* _Raw data_
==================================================

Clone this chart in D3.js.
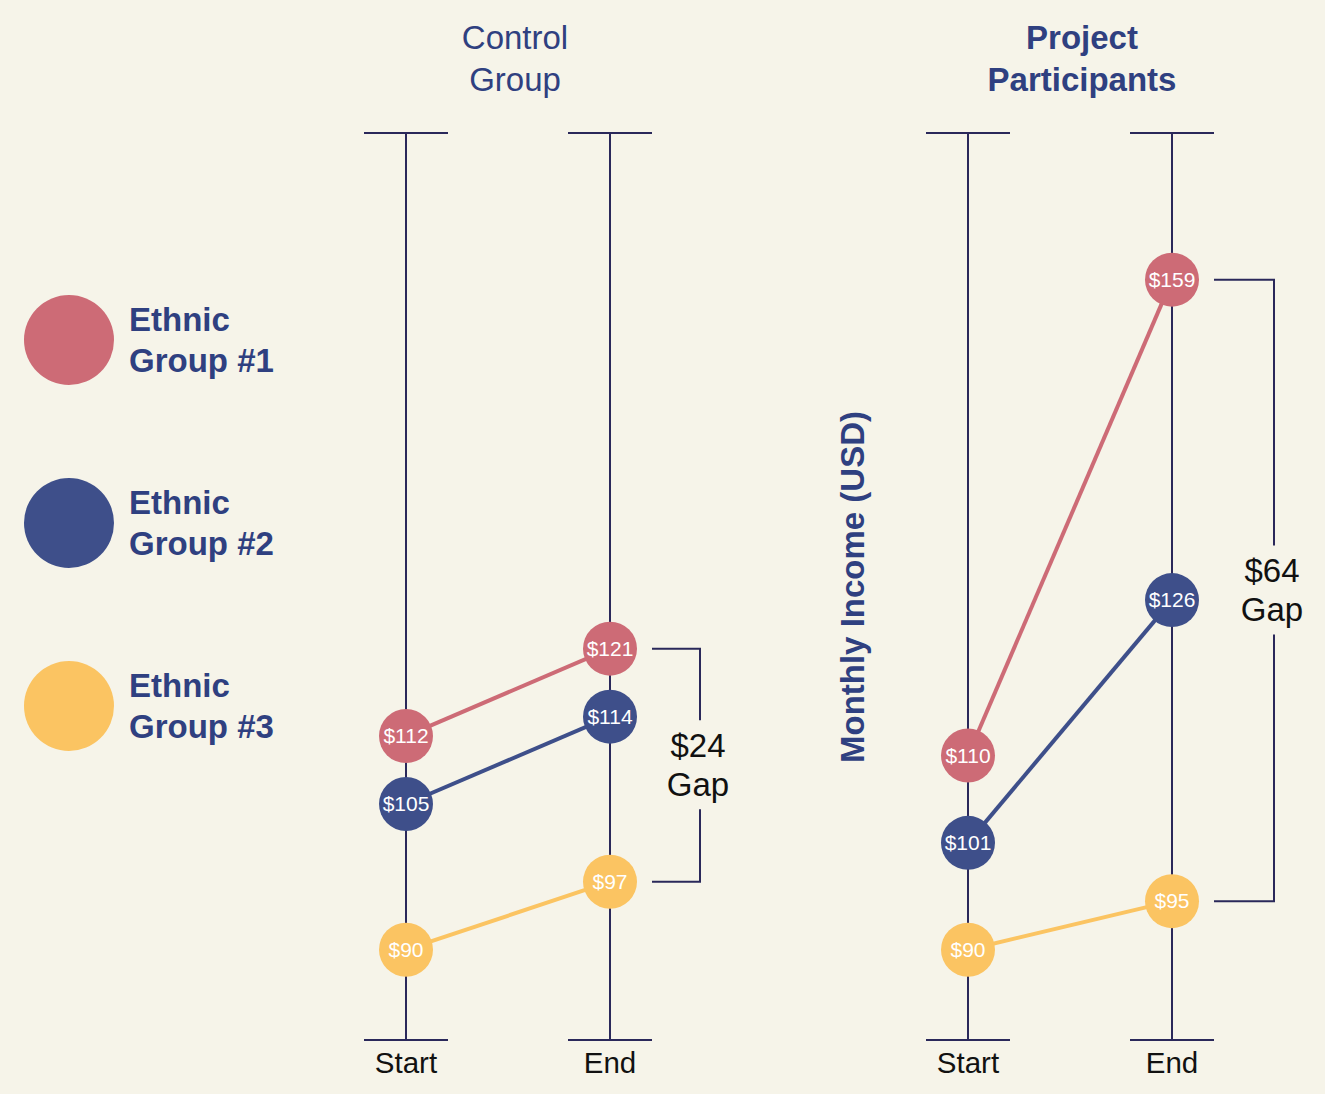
<!DOCTYPE html>
<html>
<head>
<meta charset="utf-8">
<script src="https://cdn.jsdelivr.net/npm/d3@7"></script>
<style>
  body { margin: 0; background: #f6f4e9; }
  svg { display: block; font-family: "Liberation Sans", Arial, Helvetica, sans-serif; }
</style>
</head>
<body>
<svg id="chart"></svg>
<script>
// data
const groups = ["Ethnic Group #1", "Ethnic Group #2", "Ethnic Group #3"];
const colours = ["#cd6b76", "#3e4f8a", "#fbc462"];
const periods = ["Start", "End"];
const controlStart = [112, 105, 90];
const controlEnd = [121, 114, 97];
const projectStart = [110, 101, 90];
const projectEnd = [159, 126, 95];
const panelTitles = [["Control", "Group"], ["Project", "Participants"]];

const width = 1325;
const height = 1094;
const axisCol = "#2a285a";
const titleCol = "#2f4080";

const svg = d3.select("#chart")
  .attr("width", width)
  .attr("height", height);

svg.append("rect")
  .attr("width", width)
  .attr("height", height)
  .attr("fill", "#f6f4e9");

// shared y scale
const yScale = d3.scaleLinear().domain([80.7, 174.1]).range([1040, 133]);

const panels = [
  { left: 406, right: 610, start: controlStart, end: controlEnd, title: panelTitles[0], bold: false, titleX: 515, gapX: 700 },
  { left: 968, right: 1172, start: projectStart, end: projectEnd, title: panelTitles[1], bold: true, titleX: 1082, gapX: 1274 }
];

panels.forEach((p) => {
  const xScale = d3.scalePoint().domain(periods).range([p.left, p.right]);
  const g = svg.append("g");

  // title
  p.title.forEach((t, i) => {
    g.append("text")
      .attr("x", p.titleX)
      .attr("y", 49 + i * 42)
      .attr("text-anchor", "middle")
      .attr("font-size", 33)
      .attr("font-weight", p.bold ? "bold" : "normal")
      .attr("fill", titleCol)
      .text(t);
  });

  // vertical axes with caps
  periods.forEach((per) => {
    const x = xScale(per);
    g.append("line")
      .attr("x1", x).attr("x2", x)
      .attr("y1", yScale.range()[1]).attr("y2", yScale.range()[0])
      .attr("stroke", axisCol).attr("stroke-width", 2);
    [yScale.range()[1], yScale.range()[0]].forEach((y) => {
      g.append("line")
        .attr("x1", x - 42).attr("x2", x + 42)
        .attr("y1", y).attr("y2", y)
        .attr("stroke", axisCol).attr("stroke-width", 2);
    });
    g.append("text")
      .attr("x", x)
      .attr("y", 1073)
      .attr("text-anchor", "middle")
      .attr("font-size", 29.5)
      .attr("fill", "#111")
      .text(per);
  });

  // slope lines
  groups.forEach((grp, i) => {
    g.append("line")
      .attr("x1", xScale("Start")).attr("y1", yScale(p.start[i]))
      .attr("x2", xScale("End")).attr("y2", yScale(p.end[i]))
      .attr("stroke", colours[i]).attr("stroke-width", 4);
  });

  // dots + labels
  groups.forEach((grp, i) => {
    [["Start", p.start[i]], ["End", p.end[i]]].forEach(([per, v]) => {
      g.append("circle")
        .attr("cx", xScale(per)).attr("cy", yScale(v))
        .attr("r", 27)
        .attr("fill", colours[i]);
      g.append("text")
        .attr("x", xScale(per)).attr("y", yScale(v))
        .attr("dy", "0.35em")
        .attr("text-anchor", "middle")
        .attr("font-size", 21)
        .attr("fill", "#fff")
        .text("$" + v);
    });
  });

  // gap bracket
  const top = yScale(d3.max(p.end));
  const bot = yScale(d3.min(p.end));
  const bx = p.gapX;
  const mid = (top + bot) / 2;
  const gapVal = d3.max(p.end) - d3.min(p.end);
  g.append("path")
    .attr("d", `M${p.right + 42},${top}H${bx}V${mid - 45}`)
    .attr("fill", "none").attr("stroke", axisCol).attr("stroke-width", 2);
  g.append("path")
    .attr("d", `M${bx},${mid + 44}V${bot}H${p.right + 42}`)
    .attr("fill", "none").attr("stroke", axisCol).attr("stroke-width", 2);
  ["$" + gapVal, "Gap"].forEach((t, i) => {
    g.append("text")
      .attr("x", bx - 2)
      .attr("y", mid - 8 + i * 39)
      .attr("text-anchor", "middle")
      .attr("font-size", 33)
      .attr("fill", "#111")
      .text(t);
  });
});

// y axis label
svg.append("text")
  .attr("transform", "translate(864,587) rotate(-90)")
  .attr("text-anchor", "middle")
  .attr("font-size", 33)
  .attr("font-weight", "bold")
  .attr("fill", titleCol)
  .text("Monthly Income (USD)");

// legend
const legend = svg.append("g");
groups.forEach((grp, i) => {
  const y = 340 + i * 183;
  legend.append("circle")
    .attr("cx", 69).attr("cy", y).attr("r", 45)
    .attr("fill", colours[i]);
  const words = grp.split(" ");
  [words[0], words.slice(1).join(" ")].forEach((t, j) => {
    legend.append("text")
      .attr("x", 129)
      .attr("y", y - 9 + j * 41)
      .attr("font-size", 33)
      .attr("font-weight", "bold")
      .attr("fill", titleCol)
      .text(t);
  });
});
</script>
</body>
</html>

==================================================

* _Problem statement_
Write out the data precisely as given, excluding the pictures.

* _Expected answer_
Clone this chart in D3.js.
<!DOCTYPE html>
<html>
<head>
<meta charset="utf-8">
<script src="https://cdn.jsdelivr.net/npm/d3@7"></script>
<style>
  body { margin: 0; background: #f6f4e9; }
  svg { display: block; font-family: "Liberation Sans", Arial, Helvetica, sans-serif; }
</style>
</head>
<body>
<svg id="chart"></svg>
<script>
// data
const groups = ["Ethnic Group #1", "Ethnic Group #2", "Ethnic Group #3"];
const colours = ["#cd6b76", "#3e4f8a", "#fbc462"];
const periods = ["Start", "End"];
const controlStart = [112, 105, 90];
const controlEnd = [121, 114, 97];
const projectStart = [110, 101, 90];
const projectEnd = [159, 126, 95];
const panelTitles = [["Control", "Group"], ["Project", "Participants"]];

const width = 1325;
const height = 1094;
const axisCol = "#2a285a";
const titleCol = "#2f4080";

const svg = d3.select("#chart")
  .attr("width", width)
  .attr("height", height);

svg.append("rect")
  .attr("width", width)
  .attr("height", height)
  .attr("fill", "#f6f4e9");

// shared y scale
const yScale = d3.scaleLinear().domain([80.7, 174.1]).range([1040, 133]);

const panels = [
  { left: 406, right: 610, start: controlStart, end: controlEnd, title: panelTitles[0], bold: false, titleX: 515, gapX: 700 },
  { left: 968, right: 1172, start: projectStart, end: projectEnd, title: panelTitles[1], bold: true, titleX: 1082, gapX: 1274 }
];

panels.forEach((p) => {
  const xScale = d3.scalePoint().domain(periods).range([p.left, p.right]);
  const g = svg.append("g");

  // title
  p.title.forEach((t, i) => {
    g.append("text")
      .attr("x", p.titleX)
      .attr("y", 49 + i * 42)
      .attr("text-anchor", "middle")
      .attr("font-size", 33)
      .attr("font-weight", p.bold ? "bold" : "normal")
      .attr("fill", titleCol)
      .text(t);
  });

  // vertical axes with caps
  periods.forEach((per) => {
    const x = xScale(per);
    g.append("line")
      .attr("x1", x).attr("x2", x)
      .attr("y1", yScale.range()[1]).attr("y2", yScale.range()[0])
      .attr("stroke", axisCol).attr("stroke-width", 2);
    [yScale.range()[1], yScale.range()[0]].forEach((y) => {
      g.append("line")
        .attr("x1", x - 42).attr("x2", x + 42)
        .attr("y1", y).attr("y2", y)
        .attr("stroke", axisCol).attr("stroke-width", 2);
    });
    g.append("text")
      .attr("x", x)
      .attr("y", 1073)
      .attr("text-anchor", "middle")
      .attr("font-size", 29.5)
      .attr("fill", "#111")
      .text(per);
  });

  // slope lines
  groups.forEach((grp, i) => {
    g.append("line")
      .attr("x1", xScale("Start")).attr("y1", yScale(p.start[i]))
      .attr("x2", xScale("End")).attr("y2", yScale(p.end[i]))
      .attr("stroke", colours[i]).attr("stroke-width", 4);
  });

  // dots + labels
  groups.forEach((grp, i) => {
    [["Start", p.start[i]], ["End", p.end[i]]].forEach(([per, v]) => {
      g.append("circle")
        .attr("cx", xScale(per)).attr("cy", yScale(v))
        .attr("r", 27)
        .attr("fill", colours[i]);
      g.append("text")
        .attr("x", xScale(per)).attr("y", yScale(v))
        .attr("dy", "0.35em")
        .attr("text-anchor", "middle")
        .attr("font-size", 21)
        .attr("fill", "#fff")
        .text("$" + v);
    });
  });

  // gap bracket
  const top = yScale(d3.max(p.end));
  const bot = yScale(d3.min(p.end));
  const bx = p.gapX;
  const mid = (top + bot) / 2;
  const gapVal = d3.max(p.end) - d3.min(p.end);
  g.append("path")
    .attr("d", `M${p.right + 42},${top}H${bx}V${mid - 45}`)
    .attr("fill", "none").attr("stroke", axisCol).attr("stroke-width", 2);
  g.append("path")
    .attr("d", `M${bx},${mid + 44}V${bot}H${p.right + 42}`)
    .attr("fill", "none").attr("stroke", axisCol).attr("stroke-width", 2);
  ["$" + gapVal, "Gap"].forEach((t, i) => {
    g.append("text")
      .attr("x", bx - 2)
      .attr("y", mid - 8 + i * 39)
      .attr("text-anchor", "middle")
      .attr("font-size", 33)
      .attr("fill", "#111")
      .text(t);
  });
});

// y axis label
svg.append("text")
  .attr("transform", "translate(864,587) rotate(-90)")
  .attr("text-anchor", "middle")
  .attr("font-size", 33)
  .attr("font-weight", "bold")
  .attr("fill", titleCol)
  .text("Monthly Income (USD)");

// legend
const legend = svg.append("g");
groups.forEach((grp, i) => {
  const y = 340 + i * 183;
  legend.append("circle")
    .attr("cx", 69).attr("cy", y).attr("r", 45)
    .attr("fill", colours[i]);
  const words = grp.split(" ");
  [words[0], words.slice(1).join(" ")].forEach((t, j) => {
    legend.append("text")
      .attr("x", 129)
      .attr("y", y - 9 + j * 41)
      .attr("font-size", 33)
      .attr("font-weight", "bold")
      .attr("fill", titleCol)
      .text(t);
  });
});
</script>
</body>
</html>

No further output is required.